Rolling Returns vs Trailing Returns: A Clear-Cut Comparison for Smarter Investing

Trailing Returns Look Back. Rolling Returns Look Deeper

Rolling Returns and Trailing Returns are a way to measure the performance of the investment over a period of time. Trailing returns assess the fund for a fixed period of time like one, three and five years, while  rolling returns track the performance at various points that update till the time concludes.

To determine the performance of a mutual fund follow its rolling returns and trailing returns. When you are able to analyze the significance of rolling and trailing returns, their differences and shortcomings, it is easy to swiftly assess and evaluate the past performance of a mutual fund and  predict its future.

Rolling Returns

What is  Rolling Returns in a mutual fund?

Rolling return is the average return of a mutual fund during specific period of time that gives entire assessment of the funds performance. It provides continuous performance of  a fund. Rolling returns are accurate and the best parameter for predicting the future performance of the mutual fund.
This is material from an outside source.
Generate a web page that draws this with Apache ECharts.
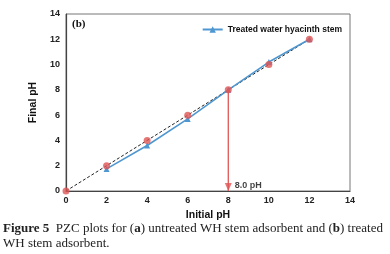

Rolling returns take into account on daily basis of the fund’s performance and offers the average for that particular time period.

Uses and Features of Rolling Returns:

  1. It acts as an indicator of the average return of a fund in a particular given time.
  2. It has minimum margin error as it is calculated on daily basis.
  3. It provides wider scope of understanding about the performance of a mutual fund which can help  to make a prediction about the funds future performance.
  4. The assessment derived from the rolling return is accurate.

TRAILING RETURNS

 

Trailing returns are point to point returns provided by a mutual fund. It is not a reference to the fund’s average performance. Trailing returns are used to calculate the funds profit or loss.

Trailing return is little helpful to get detailed assessment of the fund. It should be used carefully while assessing the overall performance of the fund and predict the future performance of the fund.

Uses and Features of Trailing Returns

 

  1. Trailing returns is an indicator of the performance of the mutual fund. It does not calculate the average performance of the mutual fund.
  2. It provides the exact assessment of the funds performance between two particular points in time by giving specific data about profit or loss.
  3. It is easy to understand about the profit or loss of the fund.
  4. It does not provide in-depth understanding of the funds performance.